WHAT YOU SHOULD DO: Give only the number of lines in these records that contain the word "this".

(Rows from a dataset of charts and code)
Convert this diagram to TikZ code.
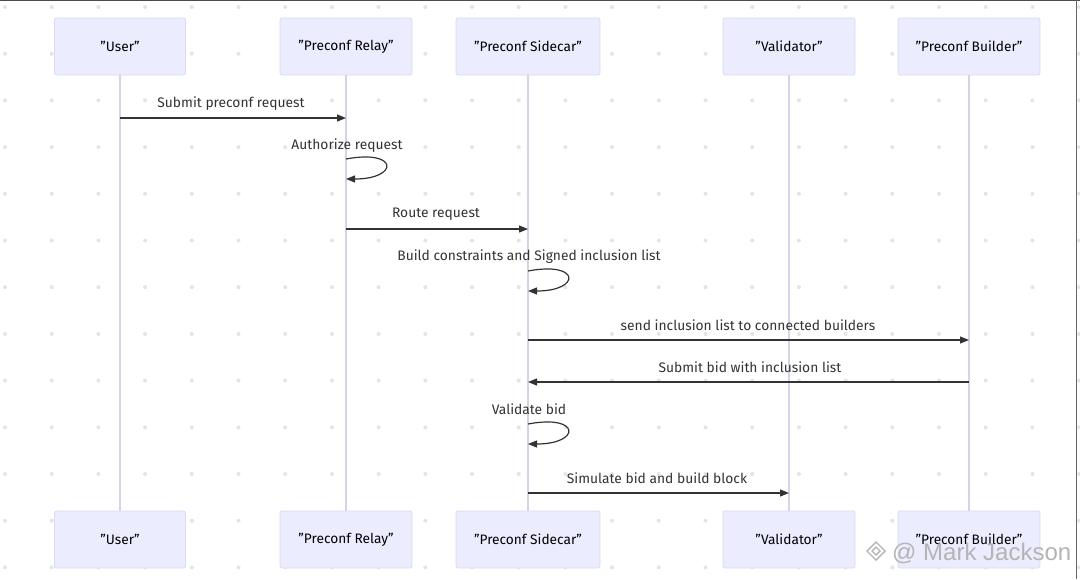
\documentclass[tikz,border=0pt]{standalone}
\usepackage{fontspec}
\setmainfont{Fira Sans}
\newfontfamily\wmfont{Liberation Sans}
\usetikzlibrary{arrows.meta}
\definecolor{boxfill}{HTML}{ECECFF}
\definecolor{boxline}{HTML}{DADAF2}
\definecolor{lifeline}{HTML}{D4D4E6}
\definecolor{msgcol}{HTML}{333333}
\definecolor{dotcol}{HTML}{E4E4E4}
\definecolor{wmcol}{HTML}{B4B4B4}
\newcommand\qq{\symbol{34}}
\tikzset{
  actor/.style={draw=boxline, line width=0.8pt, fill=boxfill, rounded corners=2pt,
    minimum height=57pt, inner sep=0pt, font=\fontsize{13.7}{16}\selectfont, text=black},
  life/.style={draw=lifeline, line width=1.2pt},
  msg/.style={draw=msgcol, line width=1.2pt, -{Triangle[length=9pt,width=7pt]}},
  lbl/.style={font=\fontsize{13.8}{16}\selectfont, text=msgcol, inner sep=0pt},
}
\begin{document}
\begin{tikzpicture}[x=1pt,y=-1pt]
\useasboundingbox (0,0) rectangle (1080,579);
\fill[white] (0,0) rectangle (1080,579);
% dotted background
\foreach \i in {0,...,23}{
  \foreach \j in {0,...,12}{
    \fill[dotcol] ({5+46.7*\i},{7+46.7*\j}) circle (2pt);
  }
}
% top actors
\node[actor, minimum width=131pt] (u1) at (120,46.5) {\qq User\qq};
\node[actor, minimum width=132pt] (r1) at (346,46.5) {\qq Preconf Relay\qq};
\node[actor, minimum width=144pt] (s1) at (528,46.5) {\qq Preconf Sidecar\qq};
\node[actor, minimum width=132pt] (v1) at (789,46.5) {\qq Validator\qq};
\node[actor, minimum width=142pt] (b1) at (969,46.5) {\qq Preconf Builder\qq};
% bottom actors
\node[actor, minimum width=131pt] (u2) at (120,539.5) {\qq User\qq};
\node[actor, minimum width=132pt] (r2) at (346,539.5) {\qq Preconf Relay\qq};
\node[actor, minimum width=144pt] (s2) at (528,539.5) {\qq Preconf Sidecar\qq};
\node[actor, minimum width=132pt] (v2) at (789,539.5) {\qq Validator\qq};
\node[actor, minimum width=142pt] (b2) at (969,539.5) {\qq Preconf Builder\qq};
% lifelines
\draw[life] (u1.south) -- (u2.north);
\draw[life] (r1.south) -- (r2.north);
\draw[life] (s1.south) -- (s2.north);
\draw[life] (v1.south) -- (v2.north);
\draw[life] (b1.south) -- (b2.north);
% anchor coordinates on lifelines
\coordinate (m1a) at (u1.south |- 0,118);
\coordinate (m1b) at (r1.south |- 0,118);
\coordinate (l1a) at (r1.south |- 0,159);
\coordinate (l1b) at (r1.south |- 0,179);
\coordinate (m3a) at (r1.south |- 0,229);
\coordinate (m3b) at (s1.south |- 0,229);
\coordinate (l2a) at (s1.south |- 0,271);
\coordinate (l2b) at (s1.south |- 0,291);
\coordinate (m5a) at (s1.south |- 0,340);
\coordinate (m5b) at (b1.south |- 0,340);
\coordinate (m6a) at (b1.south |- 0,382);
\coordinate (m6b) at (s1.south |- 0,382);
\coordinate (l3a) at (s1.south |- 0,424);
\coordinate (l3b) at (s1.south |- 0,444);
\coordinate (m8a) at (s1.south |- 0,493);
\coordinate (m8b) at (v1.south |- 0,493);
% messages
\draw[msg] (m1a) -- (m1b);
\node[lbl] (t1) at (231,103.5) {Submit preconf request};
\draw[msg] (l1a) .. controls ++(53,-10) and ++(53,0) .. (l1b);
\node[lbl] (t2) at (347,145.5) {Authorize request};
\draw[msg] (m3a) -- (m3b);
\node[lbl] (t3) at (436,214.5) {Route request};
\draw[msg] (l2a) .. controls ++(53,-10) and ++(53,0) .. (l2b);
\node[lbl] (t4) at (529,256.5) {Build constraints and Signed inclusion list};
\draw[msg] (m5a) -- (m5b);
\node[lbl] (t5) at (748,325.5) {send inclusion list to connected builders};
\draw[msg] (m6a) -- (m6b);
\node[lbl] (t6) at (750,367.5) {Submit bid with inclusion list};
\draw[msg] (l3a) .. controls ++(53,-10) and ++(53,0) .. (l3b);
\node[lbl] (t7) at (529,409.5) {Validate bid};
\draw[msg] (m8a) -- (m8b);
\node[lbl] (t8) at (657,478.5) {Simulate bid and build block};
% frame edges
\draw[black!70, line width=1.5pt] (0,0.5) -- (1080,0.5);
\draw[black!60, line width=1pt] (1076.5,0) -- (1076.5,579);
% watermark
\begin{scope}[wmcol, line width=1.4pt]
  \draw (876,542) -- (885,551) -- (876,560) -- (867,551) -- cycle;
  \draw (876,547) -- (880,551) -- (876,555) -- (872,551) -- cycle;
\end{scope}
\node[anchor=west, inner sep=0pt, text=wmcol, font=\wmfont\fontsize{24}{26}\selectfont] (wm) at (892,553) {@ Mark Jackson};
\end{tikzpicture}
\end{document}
--
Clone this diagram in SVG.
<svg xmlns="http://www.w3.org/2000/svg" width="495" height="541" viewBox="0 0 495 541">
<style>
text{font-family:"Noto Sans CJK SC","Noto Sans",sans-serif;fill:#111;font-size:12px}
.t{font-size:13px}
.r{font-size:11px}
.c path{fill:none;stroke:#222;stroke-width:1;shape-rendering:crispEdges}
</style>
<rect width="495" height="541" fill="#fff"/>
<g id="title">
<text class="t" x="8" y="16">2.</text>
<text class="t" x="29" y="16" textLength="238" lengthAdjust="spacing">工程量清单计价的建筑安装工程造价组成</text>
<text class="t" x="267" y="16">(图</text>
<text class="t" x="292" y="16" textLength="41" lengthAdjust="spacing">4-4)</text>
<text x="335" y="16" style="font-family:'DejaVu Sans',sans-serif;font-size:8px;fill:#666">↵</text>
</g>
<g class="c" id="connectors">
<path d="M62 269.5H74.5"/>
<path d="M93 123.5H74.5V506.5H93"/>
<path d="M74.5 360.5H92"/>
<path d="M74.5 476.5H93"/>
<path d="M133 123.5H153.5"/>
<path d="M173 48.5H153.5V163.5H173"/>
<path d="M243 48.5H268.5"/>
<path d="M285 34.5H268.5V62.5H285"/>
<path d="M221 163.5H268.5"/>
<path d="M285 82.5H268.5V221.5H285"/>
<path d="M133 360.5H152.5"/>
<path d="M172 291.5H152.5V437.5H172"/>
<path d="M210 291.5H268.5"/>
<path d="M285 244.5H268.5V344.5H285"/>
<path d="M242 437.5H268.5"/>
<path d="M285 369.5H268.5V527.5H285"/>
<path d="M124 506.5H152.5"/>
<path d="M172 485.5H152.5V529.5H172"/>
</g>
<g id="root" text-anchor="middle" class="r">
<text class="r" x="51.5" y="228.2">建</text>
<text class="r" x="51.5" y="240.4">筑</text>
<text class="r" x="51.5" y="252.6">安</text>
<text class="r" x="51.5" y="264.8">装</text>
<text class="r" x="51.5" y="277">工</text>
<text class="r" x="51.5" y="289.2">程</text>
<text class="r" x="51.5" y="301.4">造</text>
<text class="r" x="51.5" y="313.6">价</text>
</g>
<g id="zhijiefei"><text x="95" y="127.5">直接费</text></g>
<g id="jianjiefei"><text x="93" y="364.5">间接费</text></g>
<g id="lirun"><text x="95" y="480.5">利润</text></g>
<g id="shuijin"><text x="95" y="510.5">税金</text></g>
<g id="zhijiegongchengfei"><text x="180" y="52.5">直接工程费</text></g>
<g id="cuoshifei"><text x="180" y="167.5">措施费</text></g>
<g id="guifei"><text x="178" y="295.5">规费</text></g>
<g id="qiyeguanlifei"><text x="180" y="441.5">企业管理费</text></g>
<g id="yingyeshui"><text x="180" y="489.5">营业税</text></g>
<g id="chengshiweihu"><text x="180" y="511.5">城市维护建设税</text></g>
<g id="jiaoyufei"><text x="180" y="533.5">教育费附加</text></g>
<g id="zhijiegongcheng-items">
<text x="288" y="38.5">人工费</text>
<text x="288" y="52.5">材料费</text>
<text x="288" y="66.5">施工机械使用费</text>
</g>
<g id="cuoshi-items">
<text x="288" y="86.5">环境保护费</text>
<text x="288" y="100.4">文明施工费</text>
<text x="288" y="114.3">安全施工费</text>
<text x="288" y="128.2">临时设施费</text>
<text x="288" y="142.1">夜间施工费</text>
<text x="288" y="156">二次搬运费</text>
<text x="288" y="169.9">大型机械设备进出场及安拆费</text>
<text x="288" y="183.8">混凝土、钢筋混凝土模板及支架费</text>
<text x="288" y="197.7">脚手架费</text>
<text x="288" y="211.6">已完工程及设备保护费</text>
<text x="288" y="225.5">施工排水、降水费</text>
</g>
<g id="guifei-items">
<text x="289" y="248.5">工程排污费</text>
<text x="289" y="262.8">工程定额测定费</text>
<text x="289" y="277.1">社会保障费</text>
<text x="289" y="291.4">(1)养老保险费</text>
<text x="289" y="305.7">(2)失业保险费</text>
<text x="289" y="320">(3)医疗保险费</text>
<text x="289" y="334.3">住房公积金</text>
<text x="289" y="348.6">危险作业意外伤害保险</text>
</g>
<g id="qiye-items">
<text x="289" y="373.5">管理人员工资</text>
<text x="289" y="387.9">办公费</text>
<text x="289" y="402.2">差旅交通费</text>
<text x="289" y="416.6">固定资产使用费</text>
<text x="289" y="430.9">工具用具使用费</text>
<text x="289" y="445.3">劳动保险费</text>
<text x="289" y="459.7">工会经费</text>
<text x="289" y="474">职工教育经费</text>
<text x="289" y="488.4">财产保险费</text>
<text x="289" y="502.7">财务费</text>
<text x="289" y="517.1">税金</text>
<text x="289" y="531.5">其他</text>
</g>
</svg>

COMPLETED TASK: 2